TASK INSTRUCTIONS: Copy nothing but the stretch that opens with the line containing "Recreate this image" and closes with the line containing "(0,0) rectangle (1039,3.5);". Keep pictures out.

Items from a dataset

____

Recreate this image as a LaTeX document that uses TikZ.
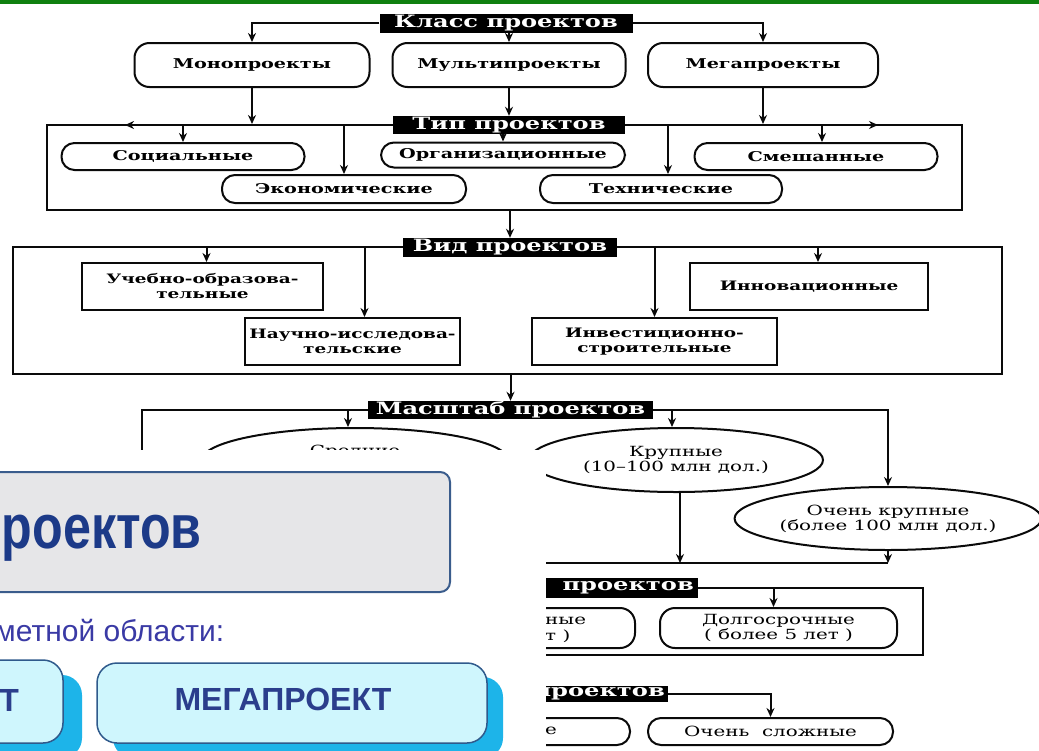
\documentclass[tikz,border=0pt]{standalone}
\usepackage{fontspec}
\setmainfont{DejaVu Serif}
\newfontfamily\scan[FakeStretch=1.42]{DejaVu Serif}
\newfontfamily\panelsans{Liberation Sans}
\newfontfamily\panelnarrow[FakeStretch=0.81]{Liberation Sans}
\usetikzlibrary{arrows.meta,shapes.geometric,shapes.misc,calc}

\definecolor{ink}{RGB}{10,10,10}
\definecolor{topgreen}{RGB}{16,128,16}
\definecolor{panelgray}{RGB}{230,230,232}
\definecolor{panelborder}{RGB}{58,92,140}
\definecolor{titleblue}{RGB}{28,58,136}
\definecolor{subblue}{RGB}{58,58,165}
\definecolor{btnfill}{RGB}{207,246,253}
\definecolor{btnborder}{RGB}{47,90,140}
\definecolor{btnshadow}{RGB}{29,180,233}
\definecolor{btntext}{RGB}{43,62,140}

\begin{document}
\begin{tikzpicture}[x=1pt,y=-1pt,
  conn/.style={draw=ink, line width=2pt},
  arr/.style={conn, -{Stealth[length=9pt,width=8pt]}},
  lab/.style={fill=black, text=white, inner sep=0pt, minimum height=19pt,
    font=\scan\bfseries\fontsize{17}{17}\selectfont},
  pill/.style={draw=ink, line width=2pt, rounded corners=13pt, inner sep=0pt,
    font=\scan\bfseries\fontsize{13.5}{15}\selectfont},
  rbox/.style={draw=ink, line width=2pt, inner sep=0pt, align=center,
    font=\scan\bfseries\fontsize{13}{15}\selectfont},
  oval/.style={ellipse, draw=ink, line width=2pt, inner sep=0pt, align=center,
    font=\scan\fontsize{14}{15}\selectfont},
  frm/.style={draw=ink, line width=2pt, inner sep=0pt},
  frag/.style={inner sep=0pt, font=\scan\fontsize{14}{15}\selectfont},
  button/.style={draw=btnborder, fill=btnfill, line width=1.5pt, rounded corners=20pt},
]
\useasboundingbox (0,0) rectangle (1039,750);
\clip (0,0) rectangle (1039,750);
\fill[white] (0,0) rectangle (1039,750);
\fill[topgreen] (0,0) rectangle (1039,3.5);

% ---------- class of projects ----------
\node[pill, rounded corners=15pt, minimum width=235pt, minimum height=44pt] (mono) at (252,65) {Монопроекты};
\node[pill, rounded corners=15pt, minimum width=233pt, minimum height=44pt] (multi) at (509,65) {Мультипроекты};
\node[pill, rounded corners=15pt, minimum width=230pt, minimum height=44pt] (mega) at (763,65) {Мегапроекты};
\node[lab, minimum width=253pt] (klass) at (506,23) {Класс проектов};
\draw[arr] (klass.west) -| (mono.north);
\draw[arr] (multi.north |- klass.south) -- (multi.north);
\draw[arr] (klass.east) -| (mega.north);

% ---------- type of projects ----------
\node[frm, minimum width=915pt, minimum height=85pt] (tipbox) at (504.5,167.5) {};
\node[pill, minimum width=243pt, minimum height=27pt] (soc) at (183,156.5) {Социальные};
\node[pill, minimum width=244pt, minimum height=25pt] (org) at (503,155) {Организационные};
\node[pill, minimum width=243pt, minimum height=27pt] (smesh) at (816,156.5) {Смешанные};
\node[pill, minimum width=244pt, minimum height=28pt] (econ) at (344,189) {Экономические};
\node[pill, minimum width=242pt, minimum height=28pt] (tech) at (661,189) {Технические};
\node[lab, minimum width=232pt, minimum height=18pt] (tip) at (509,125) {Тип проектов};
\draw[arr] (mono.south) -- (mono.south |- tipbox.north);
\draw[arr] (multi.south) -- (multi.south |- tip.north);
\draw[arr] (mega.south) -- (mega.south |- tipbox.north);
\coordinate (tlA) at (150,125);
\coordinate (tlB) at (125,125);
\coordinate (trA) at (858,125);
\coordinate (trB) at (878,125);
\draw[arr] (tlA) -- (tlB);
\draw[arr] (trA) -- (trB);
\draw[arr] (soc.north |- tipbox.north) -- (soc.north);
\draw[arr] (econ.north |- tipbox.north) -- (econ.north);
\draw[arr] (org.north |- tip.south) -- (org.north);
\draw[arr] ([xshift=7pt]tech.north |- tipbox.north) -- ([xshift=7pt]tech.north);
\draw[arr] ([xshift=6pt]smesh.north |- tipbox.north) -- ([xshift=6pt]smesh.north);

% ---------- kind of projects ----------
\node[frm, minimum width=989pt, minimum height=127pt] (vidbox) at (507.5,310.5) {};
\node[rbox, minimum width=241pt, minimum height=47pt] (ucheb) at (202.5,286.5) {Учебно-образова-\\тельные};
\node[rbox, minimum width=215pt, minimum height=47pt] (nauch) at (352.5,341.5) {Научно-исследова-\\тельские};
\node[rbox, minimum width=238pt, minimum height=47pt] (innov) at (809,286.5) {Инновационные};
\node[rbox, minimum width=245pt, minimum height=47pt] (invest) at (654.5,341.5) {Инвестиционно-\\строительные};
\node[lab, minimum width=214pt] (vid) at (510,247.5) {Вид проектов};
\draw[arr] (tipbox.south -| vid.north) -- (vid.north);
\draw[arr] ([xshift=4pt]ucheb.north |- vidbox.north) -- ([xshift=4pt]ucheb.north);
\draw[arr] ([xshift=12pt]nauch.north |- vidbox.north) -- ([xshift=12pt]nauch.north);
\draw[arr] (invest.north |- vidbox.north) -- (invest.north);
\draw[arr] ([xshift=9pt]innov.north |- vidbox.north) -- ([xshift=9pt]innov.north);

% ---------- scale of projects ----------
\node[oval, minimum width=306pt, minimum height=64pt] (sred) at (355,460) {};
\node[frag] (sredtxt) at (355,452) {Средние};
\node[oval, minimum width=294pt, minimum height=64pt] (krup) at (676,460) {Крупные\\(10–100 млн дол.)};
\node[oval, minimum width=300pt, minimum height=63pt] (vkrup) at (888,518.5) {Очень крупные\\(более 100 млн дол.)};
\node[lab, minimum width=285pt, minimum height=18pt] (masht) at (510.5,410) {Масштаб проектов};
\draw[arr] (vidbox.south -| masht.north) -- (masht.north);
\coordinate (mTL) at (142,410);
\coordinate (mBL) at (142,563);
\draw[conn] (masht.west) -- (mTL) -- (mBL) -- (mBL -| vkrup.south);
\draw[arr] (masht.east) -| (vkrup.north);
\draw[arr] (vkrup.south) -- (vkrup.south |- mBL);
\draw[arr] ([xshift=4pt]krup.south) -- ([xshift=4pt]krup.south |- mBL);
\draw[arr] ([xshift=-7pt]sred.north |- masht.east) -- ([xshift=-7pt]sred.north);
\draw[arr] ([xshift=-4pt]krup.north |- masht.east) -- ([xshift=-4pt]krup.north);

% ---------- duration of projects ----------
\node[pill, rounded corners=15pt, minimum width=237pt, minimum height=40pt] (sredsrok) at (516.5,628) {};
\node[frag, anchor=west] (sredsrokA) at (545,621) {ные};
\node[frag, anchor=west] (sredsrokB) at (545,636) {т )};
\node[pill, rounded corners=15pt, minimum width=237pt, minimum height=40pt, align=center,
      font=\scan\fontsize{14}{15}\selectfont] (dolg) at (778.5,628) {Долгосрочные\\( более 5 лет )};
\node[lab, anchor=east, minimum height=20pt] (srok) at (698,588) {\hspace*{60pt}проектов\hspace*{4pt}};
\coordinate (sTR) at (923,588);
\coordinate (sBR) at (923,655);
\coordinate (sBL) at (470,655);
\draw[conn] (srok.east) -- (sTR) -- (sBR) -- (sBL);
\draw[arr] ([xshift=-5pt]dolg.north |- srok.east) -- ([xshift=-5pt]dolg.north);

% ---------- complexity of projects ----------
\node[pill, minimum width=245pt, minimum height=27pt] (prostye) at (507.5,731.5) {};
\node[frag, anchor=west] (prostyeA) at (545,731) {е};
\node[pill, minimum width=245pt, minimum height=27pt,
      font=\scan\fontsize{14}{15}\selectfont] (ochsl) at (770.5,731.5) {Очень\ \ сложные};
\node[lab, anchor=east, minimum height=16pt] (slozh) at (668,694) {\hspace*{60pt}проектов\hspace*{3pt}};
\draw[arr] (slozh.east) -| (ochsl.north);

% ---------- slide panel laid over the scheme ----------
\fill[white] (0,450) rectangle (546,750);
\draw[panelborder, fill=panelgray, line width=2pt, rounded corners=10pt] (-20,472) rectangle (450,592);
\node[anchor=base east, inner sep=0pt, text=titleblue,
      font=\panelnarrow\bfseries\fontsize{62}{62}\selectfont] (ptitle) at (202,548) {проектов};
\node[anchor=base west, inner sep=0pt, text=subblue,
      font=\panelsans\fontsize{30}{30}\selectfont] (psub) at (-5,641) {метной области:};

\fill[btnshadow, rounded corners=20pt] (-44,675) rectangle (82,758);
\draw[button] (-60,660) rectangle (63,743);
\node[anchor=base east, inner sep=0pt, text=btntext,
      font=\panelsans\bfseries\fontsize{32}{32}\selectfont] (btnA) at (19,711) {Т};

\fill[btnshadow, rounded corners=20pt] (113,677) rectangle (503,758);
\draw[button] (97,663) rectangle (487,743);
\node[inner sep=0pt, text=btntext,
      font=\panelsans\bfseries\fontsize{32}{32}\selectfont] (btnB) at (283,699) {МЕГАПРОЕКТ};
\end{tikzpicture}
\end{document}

____

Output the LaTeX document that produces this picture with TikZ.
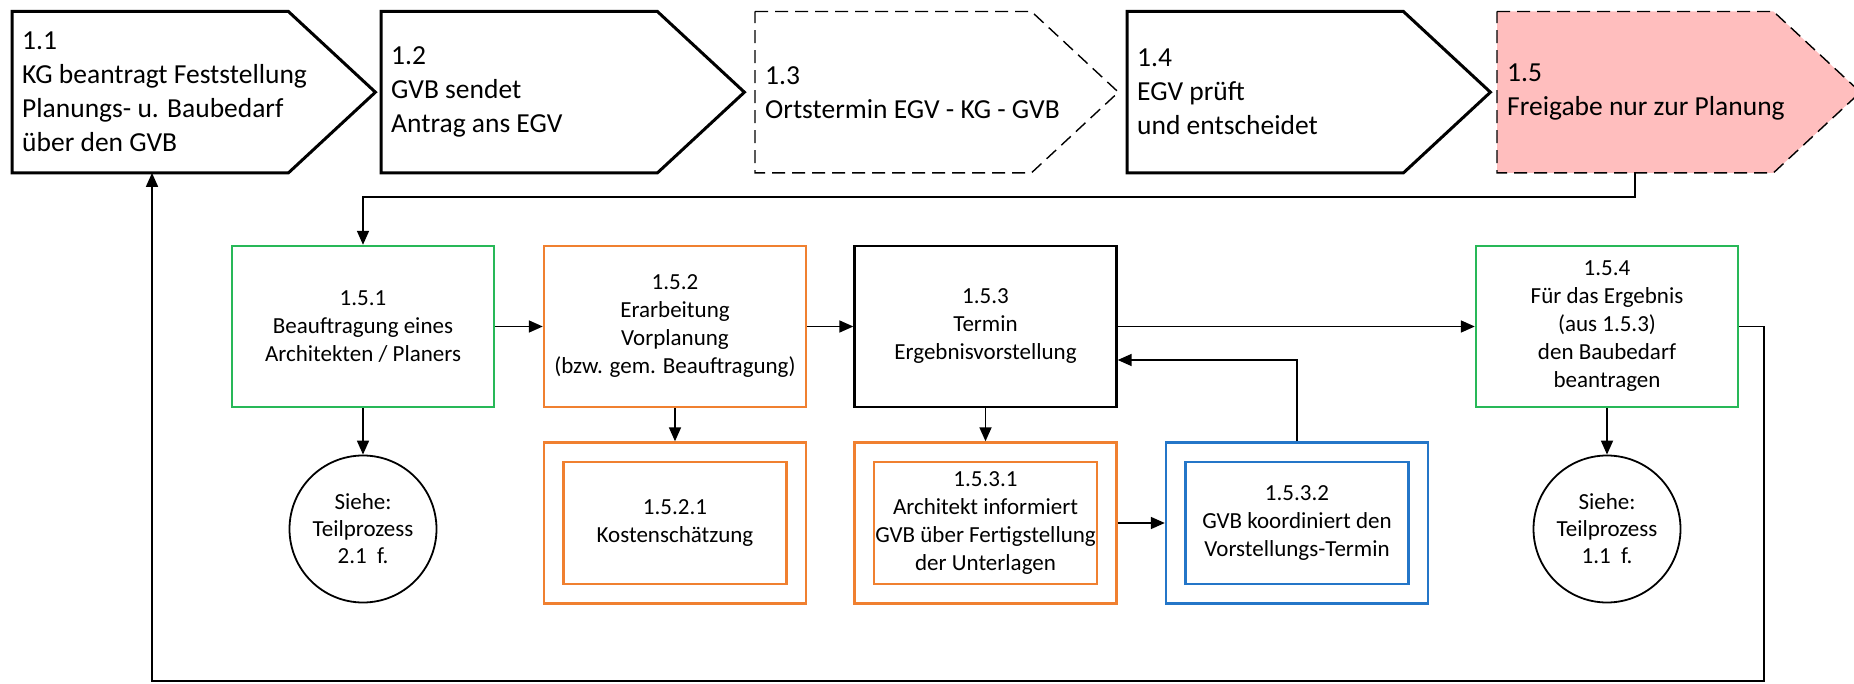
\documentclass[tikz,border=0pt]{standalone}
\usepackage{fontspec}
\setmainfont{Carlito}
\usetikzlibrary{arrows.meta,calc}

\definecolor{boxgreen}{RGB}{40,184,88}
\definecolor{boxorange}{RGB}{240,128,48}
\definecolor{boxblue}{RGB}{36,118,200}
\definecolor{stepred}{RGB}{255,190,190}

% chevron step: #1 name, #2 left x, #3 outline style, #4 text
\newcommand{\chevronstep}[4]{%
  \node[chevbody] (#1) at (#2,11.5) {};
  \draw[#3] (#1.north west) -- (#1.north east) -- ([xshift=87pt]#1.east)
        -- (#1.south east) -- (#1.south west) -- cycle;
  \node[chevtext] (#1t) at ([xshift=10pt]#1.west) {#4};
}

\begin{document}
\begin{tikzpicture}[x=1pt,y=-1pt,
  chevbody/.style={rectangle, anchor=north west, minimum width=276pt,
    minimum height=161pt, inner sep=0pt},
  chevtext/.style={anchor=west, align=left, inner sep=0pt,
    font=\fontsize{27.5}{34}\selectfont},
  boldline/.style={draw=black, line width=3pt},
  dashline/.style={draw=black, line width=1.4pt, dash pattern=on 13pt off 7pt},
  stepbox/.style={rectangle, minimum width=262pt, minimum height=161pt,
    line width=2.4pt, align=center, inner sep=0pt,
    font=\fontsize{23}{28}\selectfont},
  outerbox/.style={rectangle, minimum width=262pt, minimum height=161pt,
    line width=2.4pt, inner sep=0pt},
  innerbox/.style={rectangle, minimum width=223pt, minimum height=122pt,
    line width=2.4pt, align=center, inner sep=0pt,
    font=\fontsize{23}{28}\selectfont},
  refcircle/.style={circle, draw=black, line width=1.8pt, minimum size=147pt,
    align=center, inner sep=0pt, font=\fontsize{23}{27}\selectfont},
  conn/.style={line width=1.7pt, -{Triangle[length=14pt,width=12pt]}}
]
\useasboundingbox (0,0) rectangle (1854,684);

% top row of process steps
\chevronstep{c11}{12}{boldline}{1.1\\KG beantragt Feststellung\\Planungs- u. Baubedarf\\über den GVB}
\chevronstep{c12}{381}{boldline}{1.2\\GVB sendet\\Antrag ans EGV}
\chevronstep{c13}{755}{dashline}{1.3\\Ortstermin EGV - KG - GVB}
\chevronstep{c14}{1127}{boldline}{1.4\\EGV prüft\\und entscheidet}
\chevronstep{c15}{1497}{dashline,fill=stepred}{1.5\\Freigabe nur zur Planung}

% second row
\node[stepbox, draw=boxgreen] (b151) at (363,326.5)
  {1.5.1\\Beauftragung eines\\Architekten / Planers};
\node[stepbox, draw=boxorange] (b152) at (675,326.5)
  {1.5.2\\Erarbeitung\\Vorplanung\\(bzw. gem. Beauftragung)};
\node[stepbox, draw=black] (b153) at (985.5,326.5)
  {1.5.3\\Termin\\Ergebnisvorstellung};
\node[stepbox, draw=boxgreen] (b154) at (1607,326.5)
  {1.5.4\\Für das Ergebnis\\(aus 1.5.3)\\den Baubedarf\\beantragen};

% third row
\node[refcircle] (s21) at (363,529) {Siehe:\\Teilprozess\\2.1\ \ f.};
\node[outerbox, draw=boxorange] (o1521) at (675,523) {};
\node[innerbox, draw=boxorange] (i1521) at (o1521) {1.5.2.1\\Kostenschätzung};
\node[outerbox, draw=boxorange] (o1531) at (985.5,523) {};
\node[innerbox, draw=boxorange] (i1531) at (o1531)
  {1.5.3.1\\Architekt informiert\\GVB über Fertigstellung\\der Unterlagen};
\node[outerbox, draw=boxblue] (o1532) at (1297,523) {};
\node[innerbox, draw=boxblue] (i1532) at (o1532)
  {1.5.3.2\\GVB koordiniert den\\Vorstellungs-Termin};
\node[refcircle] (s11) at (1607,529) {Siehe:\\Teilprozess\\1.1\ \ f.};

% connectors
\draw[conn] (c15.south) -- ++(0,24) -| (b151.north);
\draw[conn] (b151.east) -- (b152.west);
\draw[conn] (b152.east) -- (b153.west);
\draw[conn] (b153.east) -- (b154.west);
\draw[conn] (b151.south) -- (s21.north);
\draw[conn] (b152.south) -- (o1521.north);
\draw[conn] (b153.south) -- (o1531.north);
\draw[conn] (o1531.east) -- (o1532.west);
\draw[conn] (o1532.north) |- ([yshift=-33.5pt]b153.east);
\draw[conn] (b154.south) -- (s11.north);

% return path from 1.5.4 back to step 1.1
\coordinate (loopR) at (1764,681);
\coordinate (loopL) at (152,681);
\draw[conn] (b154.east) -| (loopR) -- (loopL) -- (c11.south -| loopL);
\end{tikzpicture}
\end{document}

____

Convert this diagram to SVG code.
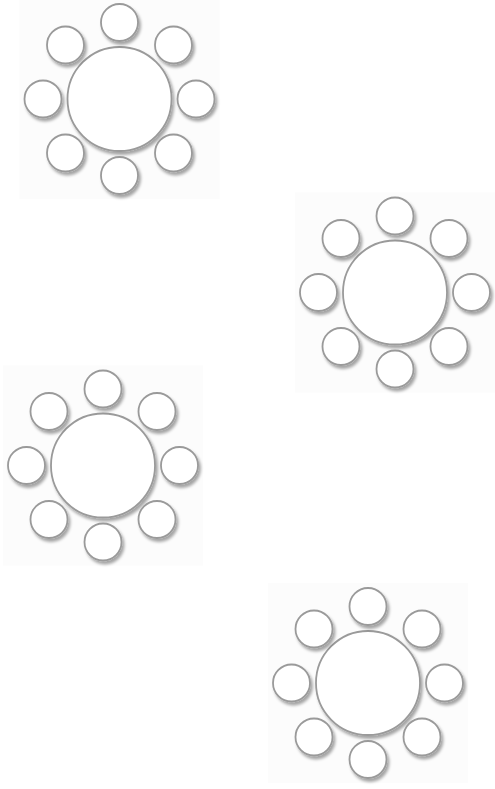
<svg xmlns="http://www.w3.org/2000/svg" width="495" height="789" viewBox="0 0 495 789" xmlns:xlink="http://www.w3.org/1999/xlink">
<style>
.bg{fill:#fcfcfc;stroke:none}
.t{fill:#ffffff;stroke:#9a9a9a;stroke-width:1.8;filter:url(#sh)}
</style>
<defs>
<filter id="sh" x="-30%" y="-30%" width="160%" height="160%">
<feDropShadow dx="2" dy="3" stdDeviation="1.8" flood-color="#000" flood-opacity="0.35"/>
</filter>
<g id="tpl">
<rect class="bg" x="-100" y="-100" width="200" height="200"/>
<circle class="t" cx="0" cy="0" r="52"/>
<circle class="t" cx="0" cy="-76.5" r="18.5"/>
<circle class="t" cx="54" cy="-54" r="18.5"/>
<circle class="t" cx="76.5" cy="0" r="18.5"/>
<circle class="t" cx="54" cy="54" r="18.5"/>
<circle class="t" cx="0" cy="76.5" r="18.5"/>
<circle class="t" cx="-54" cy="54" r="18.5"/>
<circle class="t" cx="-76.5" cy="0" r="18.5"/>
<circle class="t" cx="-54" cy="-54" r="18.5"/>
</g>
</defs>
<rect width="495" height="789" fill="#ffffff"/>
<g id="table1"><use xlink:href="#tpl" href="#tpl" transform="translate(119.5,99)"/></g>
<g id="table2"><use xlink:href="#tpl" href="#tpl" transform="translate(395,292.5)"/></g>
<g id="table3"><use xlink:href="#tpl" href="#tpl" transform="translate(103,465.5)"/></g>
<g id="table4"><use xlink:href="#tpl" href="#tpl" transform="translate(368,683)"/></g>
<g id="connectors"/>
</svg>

____

ANSWER BELOW:
Recreate this image as a LaTeX document that uses TikZ.
\documentclass[tikz,border=0pt]{standalone}
\usepackage{fontspec}
\setmainfont{DejaVu Serif}
\newfontfamily\scan[FakeStretch=1.42]{DejaVu Serif}
\newfontfamily\panelsans{Liberation Sans}
\newfontfamily\panelnarrow[FakeStretch=0.81]{Liberation Sans}
\usetikzlibrary{arrows.meta,shapes.geometric,shapes.misc,calc}

\definecolor{ink}{RGB}{10,10,10}
\definecolor{topgreen}{RGB}{16,128,16}
\definecolor{panelgray}{RGB}{230,230,232}
\definecolor{panelborder}{RGB}{58,92,140}
\definecolor{titleblue}{RGB}{28,58,136}
\definecolor{subblue}{RGB}{58,58,165}
\definecolor{btnfill}{RGB}{207,246,253}
\definecolor{btnborder}{RGB}{47,90,140}
\definecolor{btnshadow}{RGB}{29,180,233}
\definecolor{btntext}{RGB}{43,62,140}

\begin{document}
\begin{tikzpicture}[x=1pt,y=-1pt,
  conn/.style={draw=ink, line width=2pt},
  arr/.style={conn, -{Stealth[length=9pt,width=8pt]}},
  lab/.style={fill=black, text=white, inner sep=0pt, minimum height=19pt,
    font=\scan\bfseries\fontsize{17}{17}\selectfont},
  pill/.style={draw=ink, line width=2pt, rounded corners=13pt, inner sep=0pt,
    font=\scan\bfseries\fontsize{13.5}{15}\selectfont},
  rbox/.style={draw=ink, line width=2pt, inner sep=0pt, align=center,
    font=\scan\bfseries\fontsize{13}{15}\selectfont},
  oval/.style={ellipse, draw=ink, line width=2pt, inner sep=0pt, align=center,
    font=\scan\fontsize{14}{15}\selectfont},
  frm/.style={draw=ink, line width=2pt, inner sep=0pt},
  frag/.style={inner sep=0pt, font=\scan\fontsize{14}{15}\selectfont},
  button/.style={draw=btnborder, fill=btnfill, line width=1.5pt, rounded corners=20pt},
]
\useasboundingbox (0,0) rectangle (1039,750);
\clip (0,0) rectangle (1039,750);
\fill[white] (0,0) rectangle (1039,750);
\fill[topgreen] (0,0) rectangle (1039,3.5);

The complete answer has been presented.